Il arrive parfois que l’on lise les mêmes pages, mais pas le même livre. Certes, l’Antigone d’Henry Bauchau s’étend sur près de 350 pages, et ce serait une folie que de vouloir tout conserver en l’espace d’une heure de spectacle. Mais tout de même !
Le personnage d’Antigone est ici épuré, limité, détruit même. De la complexité initiale qu’avait su ériger Bauchau au fil des lignes, il ne reste rien. Antigone est devenu un être déshumanisé, militante féministe ennuyeuse et répétitive. Certes, le texte est conservé, mais le point de vue se retrouve limité à ces rares aspects, pour le déplaisir du spectateur-lecteur.
La diction de Magali Bonat (interprète d’Antigone) est théâtrale au possible, syllabique, dépourvue d’émotion tant la prononciation y est poussée à son paroxysme – une récitation lassante. Le visage se crispe, les sons sortent, les phrases se forment. Mais où est l’émotion, où est le sentiment ?
L’Antigone initiale de Bauchau, naviguant entre des élans de révolte et une faiblesse, une douceur tout en complexité et en dimension, se retrouve ici binaire.
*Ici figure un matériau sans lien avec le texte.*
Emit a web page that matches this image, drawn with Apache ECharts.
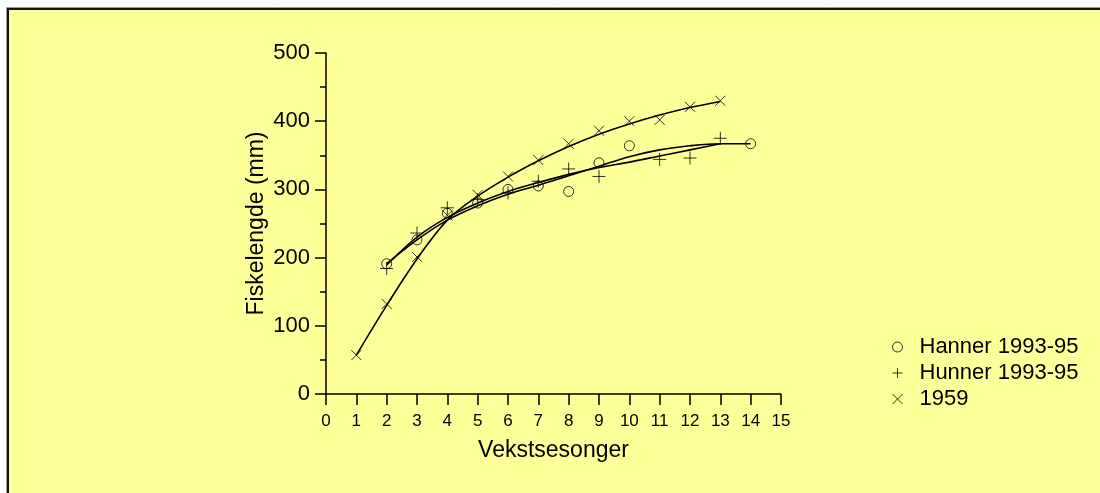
<!DOCTYPE html>
<html>
<head>
<meta charset="utf-8">
<script src="https://cdn.jsdelivr.net/npm/echarts@6/dist/echarts.min.js"></script>
<style>
html,body{margin:0;padding:0;background:#FFFF99;width:1100px;height:493px;overflow:hidden;}
#chart{position:absolute;left:0;top:0;width:1100px;height:493px;}
</style>
</head>
<body>
<div id="chart"></div>
<script>
// Observed data
const xHanner = [2,3,4,5,6,7,8,9,10,14];
const yHanner = [191,226,265,280,300,305,297,339,364,367];
const xHunner = [2,3,4,5,6,7,8,9,11,12,13];
const yHunner = [184,236,273,285,295,312,330,319,344,346,375];
const x1959 = [1,2,3,4,5,6,7,8,9,10,11,12,13];
const y1959 = [57,132,201,262,292,319,343,367,386,400,402,421,430];
// Fitted curves
const fitXHanner = [2,3,4,5,6,7,8,9,10,11,12,13,14];
const fitHanner = [191,226,255,276,293,306,320,334,348,358,364,367,367];
const fitXHunner = [2,3,4,5,6,7,8,9,10,11,12,13];
const fitHunner = [189,230,259,280,297,310,322,332,340,349,358,367];
const fitX1959 = [1,2,3,4,5,6,7,8,9,10,11,12,13];
const fit1959 = [57,130,198,255,290,318,342,363,381,396,409,420,429];
const seriesNames = ['Hanner 1993-95','Hunner 1993-95','1959'];

const zip = (xs, ys) => xs.map((x, i) => [x, ys[i]]);
const PLUS = 'path://M0,5L10,5M5,0L5,10';
const CROSS = 'path://M0,0L10,10M0,10L10,0';
const FONT = 'Liberation Sans, Arial, sans-serif';

const markerStyle = {color: 'rgba(0,0,0,0)', borderColor: '#000', borderWidth: 1};
const iconStyle = {color: 'rgba(0,0,0,0)', borderColor: '#000', borderWidth: 1};
const lineStyle = {color: '#000', width: 1.6};

const chart = echarts.init(document.getElementById('chart'), null, {renderer: 'canvas'});
chart.setOption({
  backgroundColor: 'transparent',
  animation: false,
  textStyle: {fontFamily: FONT, color: '#000'},
  graphic: [
    {type: 'rect', silent: true, z: -10, shape: {x: 0, y: 0, width: 1100, height: 8}, style: {fill: '#fff'}},
    {type: 'rect', silent: true, z: -10, shape: {x: 0, y: 0, width: 7, height: 493}, style: {fill: '#fff'}},
    {type: 'polyline', silent: true, shape: {points: [[6.5, 493], [6.5, 7.5], [1100, 7.5]]}, style: {stroke: '#999', lineWidth: 1, fill: null}},
    {type: 'polyline', silent: true, shape: {points: [[8, 493], [8, 9], [1100, 9]]}, style: {stroke: '#111', lineWidth: 2, fill: null}}
  ],
  grid: {left: 326, right: 319, top: 53, bottom: 99, containLabel: false},
  legend: {
    orient: 'vertical', left: 887, top: 331, itemGap: 4,
    itemWidth: 34, itemHeight: 10,
    textStyle: {fontFamily: FONT, fontSize: 22, color: '#000'},
    data: [
      {name: seriesNames[0], icon: 'circle', itemStyle: iconStyle},
      {name: seriesNames[1], icon: PLUS, itemStyle: iconStyle},
      {name: seriesNames[2], icon: CROSS, itemStyle: iconStyle}
    ]
  },
  xAxis: {
    type: 'value', min: 0, max: 15, interval: 1,
    name: 'Vekstsesonger', nameLocation: 'middle', nameGap: 45,
    nameTextStyle: {fontFamily: FONT, fontSize: 23, color: '#000'},
    axisLine: {onZero: false, lineStyle: {color: '#000', width: 1.5}},
    axisTick: {show: true, inside: false, length: 11, lineStyle: {color: '#000', width: 1.5}},
    axisLabel: {fontFamily: FONT, fontSize: 17, color: '#000', margin: 19},
    splitLine: {show: false}
  },
  yAxis: {
    type: 'value', min: 0, max: 500, interval: 100,
    name: 'Fiskelengde (mm)', nameLocation: 'middle', nameGap: 58,
    nameTextStyle: {fontFamily: FONT, fontSize: 23, color: '#000'},
    axisLine: {onZero: false, lineStyle: {color: '#000', width: 1.5}},
    axisTick: {show: true, inside: false, length: 11, lineStyle: {color: '#000', width: 1.5}},
    minorTick: {show: true, splitNumber: 2, length: 6, lineStyle: {color: '#000', width: 1.5}},
    axisLabel: {fontFamily: FONT, fontSize: 22, color: '#000', margin: 16},
    splitLine: {show: false}
  },
  series: [
    {name: 'fitHanner', type: 'line', data: zip(fitXHanner, fitHanner), smooth: 0.35, showSymbol: false, lineStyle: lineStyle, z: 2, silent: true},
    {name: 'fitHunner', type: 'line', data: zip(fitXHunner, fitHunner), smooth: 0.35, showSymbol: false, lineStyle: lineStyle, z: 2, silent: true},
    {name: 'fit1959', type: 'line', data: zip(fitX1959, fit1959), smooth: 0.35, showSymbol: false, lineStyle: lineStyle, z: 2, silent: true},
    {name: seriesNames[0], type: 'scatter', data: zip(xHanner, yHanner), symbol: 'circle', symbolSize: 10, itemStyle: markerStyle, z: 3},
    {name: seriesNames[1], type: 'scatter', data: zip(xHunner, yHunner), symbol: PLUS, symbolSize: 13, itemStyle: markerStyle, z: 3},
    {name: seriesNames[2], type: 'scatter', data: zip(x1959, y1959), symbol: CROSS, symbolSize: 10, itemStyle: markerStyle, z: 3}
  ]
});
</script>
</body>
</html>
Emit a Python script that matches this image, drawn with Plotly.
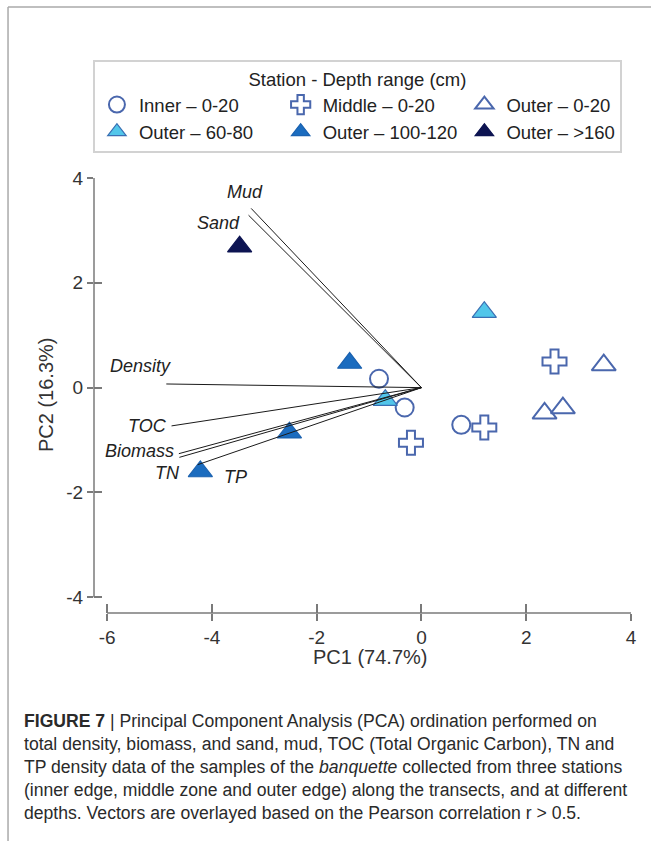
import plotly.graph_objects as go

# PCA scores per station / depth group
inner_x = [-0.81, -0.32, 0.76]
inner_y = [0.17, -0.38, -0.71]
middle_x = [-0.20, 1.20, 2.54]
middle_y = [-1.05, -0.76, 0.50]
outer0_x = [2.35, 2.70, 3.48]
outer0_y = [-0.49, -0.39, 0.43]
outer60_x = [-0.69, 1.20]
outer60_y = [-0.24, 1.44]
outer100_x = [-1.37, -2.52, -4.22]
outer100_y = [0.47, -0.86, -1.60]
outer160_x = [-3.47]
outer160_y = [2.69]

# Variable vectors (Pearson r > 0.5) and their label positions
vec_names = ["Mud", "Sand", "Density", "TOC", "Biomass", "TN", "TP"]
vec_x = [-3.25, -3.30, -4.87, -4.77, -4.63, -4.62, -4.27]
vec_y = [3.42, 3.29, 0.07, -0.73, -1.26, -1.33, -1.47]
lab_x = [-3.36, -3.88, -5.36, -5.22, -5.38, -4.85, -3.55]
lab_y = [3.74, 3.15, 0.42, -0.73, -1.20, -1.62, -1.70]

x_ticks = [-6, -4, -2, 0, 2, 4]
x_tick_text = ["-6", "-4", "-2", "0", "2", "4"]
y_ticks = [-4, -2, 0, 2, 4]
y_tick_text = ["-4", "-2", "0", "2", "4"]

FONT = "Arial, Liberation Sans, sans-serif"
OUTLINE = "#4a67ad"

groups = [
    ("Inner – 0-20", inner_x, inner_y, "circle-open", 18, OUTLINE, OUTLINE),
    ("Middle – 0-20", middle_x, middle_y, "cross-open", 20, OUTLINE, OUTLINE),
    ("Outer – 0-20", outer0_x, outer0_y, "triangle-up-open", 21, OUTLINE, OUTLINE),
    ("Outer – 60-80", outer60_x, outer60_y, "triangle-up", 21, "#52c6ea", "#3a6fb3"),
    ("Outer – 100-120", outer100_x, outer100_y, "triangle-up", 21, "#1b6cbf", "#1b62b0"),
    ("Outer – &gt;160", outer160_x, outer160_y, "triangle-up", 21, "#0d1452", "#0d1452"),
]

fig = go.Figure()
for name, xs, ys, sym, size, fill, line in groups:
    fig.add_trace(go.Scatter(
        x=xs, y=ys, mode="markers", name=name,
        marker=dict(symbol=sym, size=size, color=fill,
                    line=dict(color=line, width=2 if "open" in sym else 1.2)),
    ))

for vx, vy in zip(vec_x, vec_y):
    fig.add_trace(go.Scatter(
        x=[0, vx], y=[0, vy], mode="lines", showlegend=False,
        line=dict(color="#1a1a1a", width=1), hoverinfo="skip",
    ))

for name, lx, ly in zip(vec_names, lab_x, lab_y):
    fig.add_annotation(x=lx, y=ly, text=f"<i>{name}</i>", showarrow=False,
                       font=dict(family=FONT, size=18, color="#222"))

# helper trace for the inner half of the crossing ticks
fig.add_trace(go.Scatter(x=[], y=[], xaxis="x2", yaxis="y2", showlegend=False))

X_RANGE = [-6.25, 4.0]
Y_RANGE = [-4.3, 4.0]
AX_GREY = "#7a7a7a"

fig.update_layout(
    width=651, height=841,
    margin=dict(l=94, r=20, t=178, b=228),
    paper_bgcolor="white", plot_bgcolor="white",
    font=dict(family=FONT, size=18, color="#333"),
    xaxis=dict(range=X_RANGE, tickvals=x_ticks, ticktext=x_tick_text,
               ticks="outside", ticklen=7, tickwidth=1.5, tickcolor=AX_GREY,
               showgrid=False, zeroline=False, showline=False,
               tickfont=dict(size=19, color="#333")),
    yaxis=dict(range=Y_RANGE, tickvals=y_ticks, ticktext=y_tick_text,
               ticks="outside", ticklen=6, tickwidth=1.5, tickcolor=AX_GREY,
               showgrid=False, zeroline=False, showline=False,
               tickfont=dict(size=19, color="#333")),
    xaxis2=dict(range=X_RANGE, tickvals=x_ticks, ticks="inside", ticklen=9,
                tickwidth=1.5, tickcolor=AX_GREY, overlaying="x", anchor="y2",
                side="bottom", showticklabels=False, showgrid=False,
                zeroline=False, showline=False),
    yaxis2=dict(range=Y_RANGE, tickvals=y_ticks, ticks="inside", ticklen=8,
                tickwidth=1.5, tickcolor=AX_GREY, overlaying="y", anchor="x2",
                side="left", showticklabels=False, showgrid=False,
                zeroline=False, showline=False),
    legend=dict(
        orientation="h", x=-0.002, xanchor="left", y=1.2713, yanchor="top",
        bgcolor="white", bordercolor="#d2d2d2", borderwidth=2, itemwidth=34,
        font=dict(family=FONT, size=18.5, color="#222"),
        title=dict(text="Station - Depth range (cm)", side="top center",
                   font=dict(family=FONT, size=18.5, color="#222")),
    ),
    showlegend=True,
)

# offset axis spines spanning only the labelled range
fig.add_shape(type="line", xref="x", yref="paper", x0=x_ticks[0], x1=x_ticks[-1],
              y0=0, y1=0, line=dict(color=AX_GREY, width=1.5))
fig.add_shape(type="line", xref="paper", yref="y", x0=0, x1=0,
              y0=y_ticks[0], y1=y_ticks[-1], line=dict(color=AX_GREY, width=1.5))

# axis titles
fig.add_annotation(xref="paper", yref="paper", x=0.5158, y=-0.1011,
                   text="PC1 (74.7%)", showarrow=False, yanchor="middle",
                   font=dict(family=FONT, size=20, color="#333"))
fig.add_annotation(xref="paper", yref="paper", x=-0.1136, y=0.5034,
                   text="PC2 (16.3%)", showarrow=False, textangle=-90,
                   font=dict(family=FONT, size=20, color="#333"))

# figure frame (top and left rules)
fig.add_shape(type="line", xref="paper", yref="paper", x0=-0.1601, x1=1.04,
              y0=1.3931, y1=1.3931, line=dict(color="#aaaaaa", width=1.5))
fig.add_shape(type="line", xref="paper", yref="paper", x0=-0.1601, x1=-0.1601,
              y0=1.3931, y1=-0.53, line=dict(color="#aaaaaa", width=1.5))

caption = (
    "<b>FIGURE 7</b> | Principal Component Analysis (PCA) ordination performed on<br>"
    "total density, biomass, and sand, mud, TOC (Total Organic Carbon), TN and<br>"
    "TP density data of the samples of the <i>banquette</i> collected from three stations<br>"
    "(inner edge, middle zone and outer edge) along the transects, and at different<br>"
    "depths. Vectors are overlayed based on the Pearson correlation r &gt; 0.5."
)
fig.add_annotation(xref="paper", yref="paper", x=-0.134, y=-0.2207,
                   xanchor="left", yanchor="top", align="left", showarrow=False,
                   text=caption, font=dict(family=FONT, size=17.6, color="#2a2a2a"))

fig.write_html("out.html")
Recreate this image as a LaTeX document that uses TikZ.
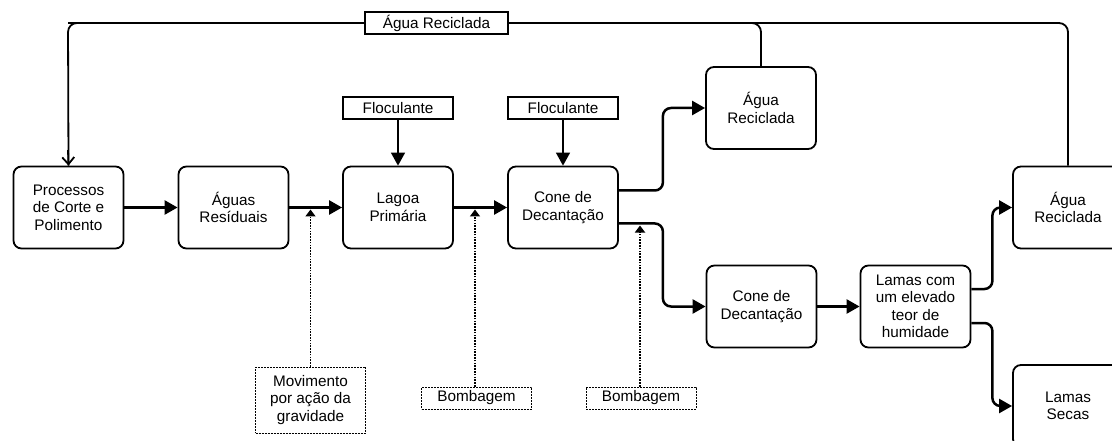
\documentclass[tikz,border=0pt]{standalone}
\usepackage{fontspec}
\setmainfont{Liberation Sans}
\usetikzlibrary{arrows.meta}
\begin{document}
\begin{tikzpicture}[x=1pt,y=-1pt,
  txt/.style={font=\fontsize{15.3}{17.5}\selectfont, align=center, inner sep=0pt},
  stage/.style={txt, draw, line width=1.8pt, rounded corners=8pt,
    minimum width=110pt, minimum height=82pt},
  feed/.style={txt, draw, line width=1.3pt, fill=white,
    minimum width=110pt, minimum height=22pt},
  aux/.style={txt, draw, line width=0.9pt, dash pattern=on 2pt off 1pt,
    minimum width=110pt},
  flow/.style={line width=2.5pt, rounded corners=8pt,
    -{Triangle[length=13pt,width=14pt]}},
  drop/.style={line width=1.5pt, -{Triangle[length=13pt,width=14pt]}},
  loopline/.style={line width=1.8pt, rounded corners=9pt},
  push/.style={line width=1.9pt, dash pattern=on 1.6pt off 1.2pt,
    -{Triangle[length=7pt,width=10pt]}}
]
\useasboundingbox (0,0) rectangle (1112,441);
\clip (0,0) rectangle (1112,441);

% process stages
\node[stage] (proc)  at (68.5,207.5)  {Processos\\de Corte e\\Polimento};
\node[stage] (agu)   at (233.5,207.5) {Águas\\Resíduais};
\node[stage] (lag)   at (398,207.5)   {Lagoa\\Primária};
\node[stage] (cone1) at (563,207.5)   {Cone de\\Decantação};
\node[stage] (ar1)   at (761,108)     {Água\\Reciclada};
\node[stage] (cone2) at (761.5,306.5) {Cone de\\Decantação};
\node[stage] (lamas) at (915.5,306.5) {Lamas com\\um elevado\\teor de\\humidade};
\node[stage] (ar2)   at (1068,207.5)  {Água\\Reciclada};
\node[stage] (secas) at (1068,406)    {Lamas\\Secas};

% flocculant inputs
\node[feed] (floc1) at (398,108) {Floculante};
\node[feed] (floc2) at (563,108) {Floculante};

% transport modes
\node[aux, minimum height=66pt] (mov)   at (310.5,400) {Movimento\\por ação da\\gravidade};
\node[aux, minimum height=22pt] (bomb1) at (476.5,398) {Bombagem};
\node[aux, minimum height=22pt] (bomb2) at (641,398)   {Bombagem};

% recycled water loop
\coordinate (topleft) at (68,23);
\draw[loopline] (ar2.north) |- (topleft) -- (proc.north);
\draw[loopline] (ar1.north) |- (topleft);
\draw[line width=1.8pt, -{Straight Barb[length=7pt,width=12pt]}] (68,150) -- (proc.north);
\node[feed, minimum width=143pt] (lbl) at (436.5,23) {Água Reciclada};

% main flow
\draw[flow] (proc) -- (agu);
\draw[flow] (agu) -- (lag);
\draw[flow] (lag) -- (cone1);
\draw[flow] ([yshift=17pt]cone1.east) -- ++(44,0) |- (ar1.west);
\draw[flow] ([yshift=-16pt]cone1.east) -- ++(44,0) |- (cone2.west);
\draw[flow] (cone2) -- (lamas);
\draw[flow] ([yshift=17.5pt]lamas.east) -- ++(21,0) |- (ar2.west);
\draw[flow] ([yshift=-16.5pt]lamas.east) -- ++(21,0) |- (secas.west);

\draw[drop] (floc1) -- (lag);
\draw[drop] (floc2) -- (cone1);

% transport-mode pointers
\coordinate (p1) at (mov.north |- 0,209.5);
\coordinate (p2) at (475,209.5);
\coordinate (p3) at (640,225.5);
\draw[push] (mov.north) -- (p1);
\draw[push] (bomb1.north -| p2) -- (p2);
\draw[push] (bomb2.north -| p3) -- (p3);
\end{tikzpicture}
\end{document}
Pire, unilatérale ; une inutile militante à la diction agaçante, racontant ses errances sans les confrontations solitaires, sans l’amour, sans le doute que l’auteur du roman a si justement décrit.
Restent un jeu de lumière maîtrisé avec habileté et des accompagnements chantés par Salah Gaoua tout simplement magnifiques.
Mais le massacre autour dont souffre l’œuvre initiale ainsi transposée nous retiendra d’y aller. Dommage.